Description of the task: Below are the entries; count the lines in them that contain the word "this" and give only the number.

Provided entries:
········

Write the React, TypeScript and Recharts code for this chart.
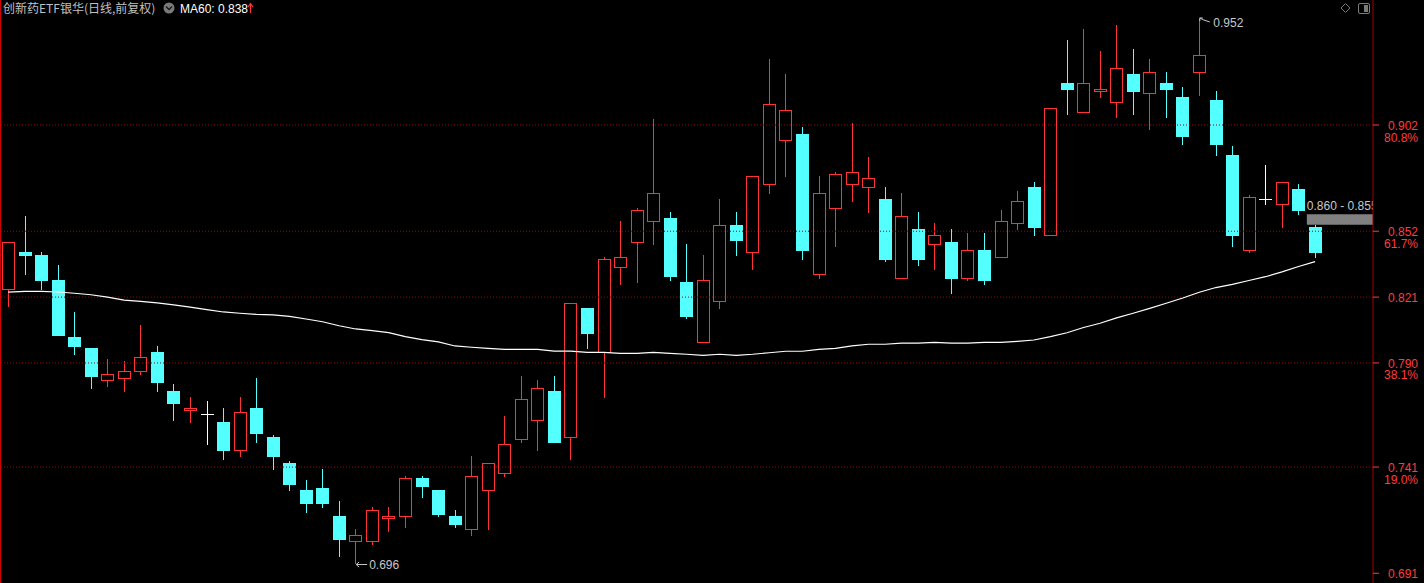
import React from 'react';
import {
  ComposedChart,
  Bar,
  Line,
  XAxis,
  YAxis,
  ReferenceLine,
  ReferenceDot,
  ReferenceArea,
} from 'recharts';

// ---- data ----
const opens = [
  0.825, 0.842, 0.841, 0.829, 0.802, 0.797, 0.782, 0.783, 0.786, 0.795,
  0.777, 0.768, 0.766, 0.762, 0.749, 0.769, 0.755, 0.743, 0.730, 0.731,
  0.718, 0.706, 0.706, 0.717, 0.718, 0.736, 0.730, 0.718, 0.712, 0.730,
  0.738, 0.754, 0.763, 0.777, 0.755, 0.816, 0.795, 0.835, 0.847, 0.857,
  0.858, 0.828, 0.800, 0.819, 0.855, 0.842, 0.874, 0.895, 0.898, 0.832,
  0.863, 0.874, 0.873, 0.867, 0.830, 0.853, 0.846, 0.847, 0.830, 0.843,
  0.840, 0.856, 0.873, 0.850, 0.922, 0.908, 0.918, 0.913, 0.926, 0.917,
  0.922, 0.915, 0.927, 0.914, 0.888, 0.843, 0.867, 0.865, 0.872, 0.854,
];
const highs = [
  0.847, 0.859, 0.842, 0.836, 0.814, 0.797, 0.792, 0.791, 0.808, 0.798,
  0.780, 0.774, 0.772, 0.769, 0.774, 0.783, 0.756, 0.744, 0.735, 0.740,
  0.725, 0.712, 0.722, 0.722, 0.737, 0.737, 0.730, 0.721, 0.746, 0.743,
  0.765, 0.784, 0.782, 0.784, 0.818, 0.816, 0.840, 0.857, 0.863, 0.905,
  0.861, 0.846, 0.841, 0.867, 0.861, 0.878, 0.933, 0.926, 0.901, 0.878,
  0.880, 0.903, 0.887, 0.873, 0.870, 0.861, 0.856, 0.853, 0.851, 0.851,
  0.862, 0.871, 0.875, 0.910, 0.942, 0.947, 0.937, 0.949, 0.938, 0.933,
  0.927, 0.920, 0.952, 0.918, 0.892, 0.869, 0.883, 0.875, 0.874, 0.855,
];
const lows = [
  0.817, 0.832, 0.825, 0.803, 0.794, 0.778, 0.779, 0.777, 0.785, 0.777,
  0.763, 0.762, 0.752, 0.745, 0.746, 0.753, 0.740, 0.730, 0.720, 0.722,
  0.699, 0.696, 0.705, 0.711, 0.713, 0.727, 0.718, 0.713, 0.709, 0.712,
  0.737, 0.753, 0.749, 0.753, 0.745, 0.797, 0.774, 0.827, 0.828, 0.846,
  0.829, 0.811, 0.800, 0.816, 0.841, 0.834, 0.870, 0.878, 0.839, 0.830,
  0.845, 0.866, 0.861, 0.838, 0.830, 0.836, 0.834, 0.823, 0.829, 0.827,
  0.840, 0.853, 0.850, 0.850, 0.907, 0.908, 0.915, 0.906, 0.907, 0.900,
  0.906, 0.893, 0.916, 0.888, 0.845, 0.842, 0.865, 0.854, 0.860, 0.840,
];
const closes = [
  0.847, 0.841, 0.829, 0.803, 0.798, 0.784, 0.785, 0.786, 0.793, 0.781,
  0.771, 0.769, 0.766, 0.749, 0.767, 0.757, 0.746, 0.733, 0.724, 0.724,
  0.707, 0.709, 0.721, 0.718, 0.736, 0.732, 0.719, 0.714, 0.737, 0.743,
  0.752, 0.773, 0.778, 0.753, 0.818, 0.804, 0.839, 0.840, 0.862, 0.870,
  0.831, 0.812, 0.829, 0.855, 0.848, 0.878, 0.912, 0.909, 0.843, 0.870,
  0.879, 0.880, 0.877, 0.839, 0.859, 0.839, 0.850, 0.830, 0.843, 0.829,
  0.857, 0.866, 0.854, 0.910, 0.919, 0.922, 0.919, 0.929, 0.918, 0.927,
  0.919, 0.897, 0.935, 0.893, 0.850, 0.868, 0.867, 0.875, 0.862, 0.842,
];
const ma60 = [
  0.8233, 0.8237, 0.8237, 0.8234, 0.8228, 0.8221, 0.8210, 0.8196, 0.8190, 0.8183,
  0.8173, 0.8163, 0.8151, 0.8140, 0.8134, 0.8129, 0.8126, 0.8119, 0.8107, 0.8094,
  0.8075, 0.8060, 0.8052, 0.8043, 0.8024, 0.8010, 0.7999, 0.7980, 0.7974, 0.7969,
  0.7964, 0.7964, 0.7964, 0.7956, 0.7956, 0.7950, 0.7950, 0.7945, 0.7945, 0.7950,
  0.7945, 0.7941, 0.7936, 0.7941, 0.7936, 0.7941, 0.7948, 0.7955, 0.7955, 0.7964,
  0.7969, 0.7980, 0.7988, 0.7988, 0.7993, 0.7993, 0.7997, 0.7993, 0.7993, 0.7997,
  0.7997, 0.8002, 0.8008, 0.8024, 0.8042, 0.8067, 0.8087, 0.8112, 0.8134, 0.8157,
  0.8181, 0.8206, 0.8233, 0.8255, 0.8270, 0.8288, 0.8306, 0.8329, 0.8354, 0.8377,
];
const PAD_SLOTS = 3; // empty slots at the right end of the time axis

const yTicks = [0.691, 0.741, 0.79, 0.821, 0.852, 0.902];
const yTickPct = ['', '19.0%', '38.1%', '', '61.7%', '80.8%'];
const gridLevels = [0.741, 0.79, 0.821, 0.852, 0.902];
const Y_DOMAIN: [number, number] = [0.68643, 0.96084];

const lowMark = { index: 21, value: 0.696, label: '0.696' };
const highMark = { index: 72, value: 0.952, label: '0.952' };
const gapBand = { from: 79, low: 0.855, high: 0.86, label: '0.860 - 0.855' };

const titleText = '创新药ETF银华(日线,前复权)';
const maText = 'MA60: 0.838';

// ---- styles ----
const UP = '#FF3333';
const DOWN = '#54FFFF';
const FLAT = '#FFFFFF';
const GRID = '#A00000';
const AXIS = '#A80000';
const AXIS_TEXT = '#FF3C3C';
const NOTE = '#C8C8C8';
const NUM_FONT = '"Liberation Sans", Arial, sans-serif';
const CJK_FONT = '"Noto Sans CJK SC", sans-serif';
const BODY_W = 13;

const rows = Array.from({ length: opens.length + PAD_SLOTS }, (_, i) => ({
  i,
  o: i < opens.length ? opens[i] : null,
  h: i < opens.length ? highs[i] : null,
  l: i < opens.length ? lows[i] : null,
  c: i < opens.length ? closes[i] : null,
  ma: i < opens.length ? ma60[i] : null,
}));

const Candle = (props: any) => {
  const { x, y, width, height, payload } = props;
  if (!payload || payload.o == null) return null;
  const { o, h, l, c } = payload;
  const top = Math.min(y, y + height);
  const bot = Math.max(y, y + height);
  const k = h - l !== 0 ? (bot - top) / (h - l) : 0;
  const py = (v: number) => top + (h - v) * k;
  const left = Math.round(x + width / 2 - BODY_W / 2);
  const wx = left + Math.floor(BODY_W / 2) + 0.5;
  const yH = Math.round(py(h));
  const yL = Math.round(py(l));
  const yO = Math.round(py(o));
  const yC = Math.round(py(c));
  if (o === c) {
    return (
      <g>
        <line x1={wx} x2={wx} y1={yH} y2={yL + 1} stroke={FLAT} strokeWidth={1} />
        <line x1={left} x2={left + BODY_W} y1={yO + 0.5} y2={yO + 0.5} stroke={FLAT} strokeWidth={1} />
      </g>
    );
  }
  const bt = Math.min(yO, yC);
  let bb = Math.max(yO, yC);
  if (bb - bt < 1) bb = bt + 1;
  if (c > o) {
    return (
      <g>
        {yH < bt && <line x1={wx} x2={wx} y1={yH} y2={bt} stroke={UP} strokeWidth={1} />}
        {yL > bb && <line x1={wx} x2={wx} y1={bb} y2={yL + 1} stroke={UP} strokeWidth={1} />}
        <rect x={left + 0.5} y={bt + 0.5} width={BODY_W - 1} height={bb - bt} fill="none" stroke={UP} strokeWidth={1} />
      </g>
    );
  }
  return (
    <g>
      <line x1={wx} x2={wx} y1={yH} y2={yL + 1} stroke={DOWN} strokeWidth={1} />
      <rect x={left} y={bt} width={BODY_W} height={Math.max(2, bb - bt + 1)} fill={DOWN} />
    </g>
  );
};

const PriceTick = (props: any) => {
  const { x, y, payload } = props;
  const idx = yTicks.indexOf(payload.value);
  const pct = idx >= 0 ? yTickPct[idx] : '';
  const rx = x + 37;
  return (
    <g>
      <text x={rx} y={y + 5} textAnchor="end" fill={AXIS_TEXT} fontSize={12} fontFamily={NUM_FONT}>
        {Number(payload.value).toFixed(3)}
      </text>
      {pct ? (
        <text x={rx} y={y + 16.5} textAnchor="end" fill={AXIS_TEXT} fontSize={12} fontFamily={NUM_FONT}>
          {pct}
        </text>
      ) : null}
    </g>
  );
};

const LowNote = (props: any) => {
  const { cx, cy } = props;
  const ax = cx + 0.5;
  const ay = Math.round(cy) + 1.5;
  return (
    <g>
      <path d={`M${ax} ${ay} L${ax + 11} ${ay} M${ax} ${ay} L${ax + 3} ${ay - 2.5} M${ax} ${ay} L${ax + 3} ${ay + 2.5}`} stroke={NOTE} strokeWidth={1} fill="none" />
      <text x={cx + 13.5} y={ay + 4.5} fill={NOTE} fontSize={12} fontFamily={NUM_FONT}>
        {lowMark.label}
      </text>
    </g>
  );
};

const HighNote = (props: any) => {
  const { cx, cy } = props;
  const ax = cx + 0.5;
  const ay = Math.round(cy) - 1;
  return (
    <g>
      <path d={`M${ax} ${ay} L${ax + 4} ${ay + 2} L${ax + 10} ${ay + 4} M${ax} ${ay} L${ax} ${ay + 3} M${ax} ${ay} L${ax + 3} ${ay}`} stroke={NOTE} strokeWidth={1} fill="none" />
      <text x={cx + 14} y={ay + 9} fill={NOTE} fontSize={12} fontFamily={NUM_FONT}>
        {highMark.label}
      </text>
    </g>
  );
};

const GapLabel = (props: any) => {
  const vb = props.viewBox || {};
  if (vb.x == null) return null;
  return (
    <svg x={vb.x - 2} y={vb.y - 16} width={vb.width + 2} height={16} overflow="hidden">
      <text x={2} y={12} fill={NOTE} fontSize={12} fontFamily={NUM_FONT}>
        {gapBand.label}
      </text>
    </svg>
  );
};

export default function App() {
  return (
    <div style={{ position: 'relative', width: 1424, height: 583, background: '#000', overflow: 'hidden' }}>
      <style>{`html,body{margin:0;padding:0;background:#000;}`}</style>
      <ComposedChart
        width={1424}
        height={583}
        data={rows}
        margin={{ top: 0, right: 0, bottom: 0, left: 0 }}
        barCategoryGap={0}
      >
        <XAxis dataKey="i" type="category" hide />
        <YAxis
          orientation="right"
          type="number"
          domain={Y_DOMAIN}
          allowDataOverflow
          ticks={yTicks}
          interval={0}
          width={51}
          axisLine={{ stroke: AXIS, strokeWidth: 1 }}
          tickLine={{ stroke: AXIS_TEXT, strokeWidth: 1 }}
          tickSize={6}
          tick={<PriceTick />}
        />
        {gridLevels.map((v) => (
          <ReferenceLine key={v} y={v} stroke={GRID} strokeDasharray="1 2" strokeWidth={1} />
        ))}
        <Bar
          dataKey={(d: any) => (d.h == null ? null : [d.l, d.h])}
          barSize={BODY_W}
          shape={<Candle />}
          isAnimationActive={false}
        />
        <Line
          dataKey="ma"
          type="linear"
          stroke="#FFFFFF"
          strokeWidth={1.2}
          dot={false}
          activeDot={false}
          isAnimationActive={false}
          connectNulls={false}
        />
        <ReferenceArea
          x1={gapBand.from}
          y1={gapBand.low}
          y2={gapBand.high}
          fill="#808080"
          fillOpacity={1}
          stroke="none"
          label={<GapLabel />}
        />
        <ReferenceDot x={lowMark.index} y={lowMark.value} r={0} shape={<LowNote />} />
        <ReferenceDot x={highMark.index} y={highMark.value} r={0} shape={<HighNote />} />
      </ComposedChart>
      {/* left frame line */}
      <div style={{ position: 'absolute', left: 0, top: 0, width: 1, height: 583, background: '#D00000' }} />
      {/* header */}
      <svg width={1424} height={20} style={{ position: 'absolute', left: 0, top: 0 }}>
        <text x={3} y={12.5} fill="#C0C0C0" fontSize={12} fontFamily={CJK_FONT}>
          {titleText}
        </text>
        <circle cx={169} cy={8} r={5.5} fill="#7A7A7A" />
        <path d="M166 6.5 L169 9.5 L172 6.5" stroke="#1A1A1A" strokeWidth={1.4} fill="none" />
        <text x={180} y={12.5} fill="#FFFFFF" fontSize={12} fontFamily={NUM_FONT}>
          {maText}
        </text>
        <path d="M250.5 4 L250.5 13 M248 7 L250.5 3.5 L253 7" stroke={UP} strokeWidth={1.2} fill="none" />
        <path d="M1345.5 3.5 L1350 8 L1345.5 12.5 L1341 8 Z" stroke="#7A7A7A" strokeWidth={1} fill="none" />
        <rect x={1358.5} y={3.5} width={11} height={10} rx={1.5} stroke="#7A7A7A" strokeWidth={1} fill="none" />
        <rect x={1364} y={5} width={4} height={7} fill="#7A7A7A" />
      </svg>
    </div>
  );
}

········

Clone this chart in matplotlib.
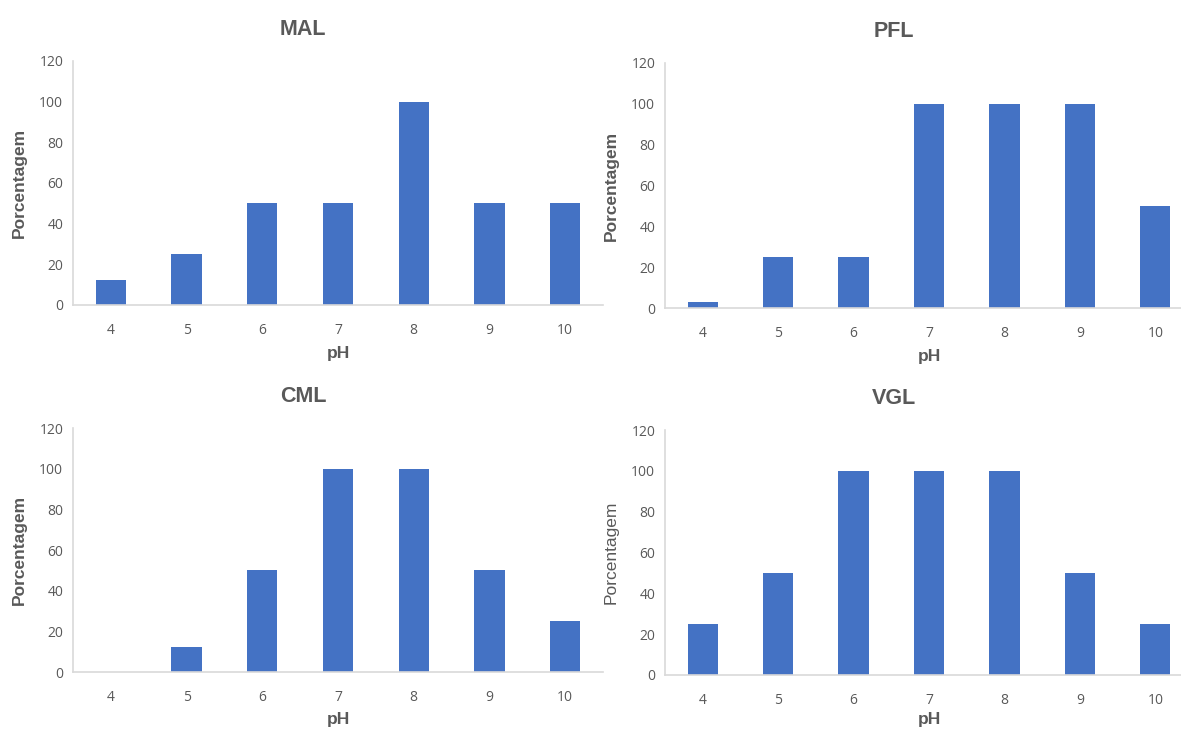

········

Final answer: 2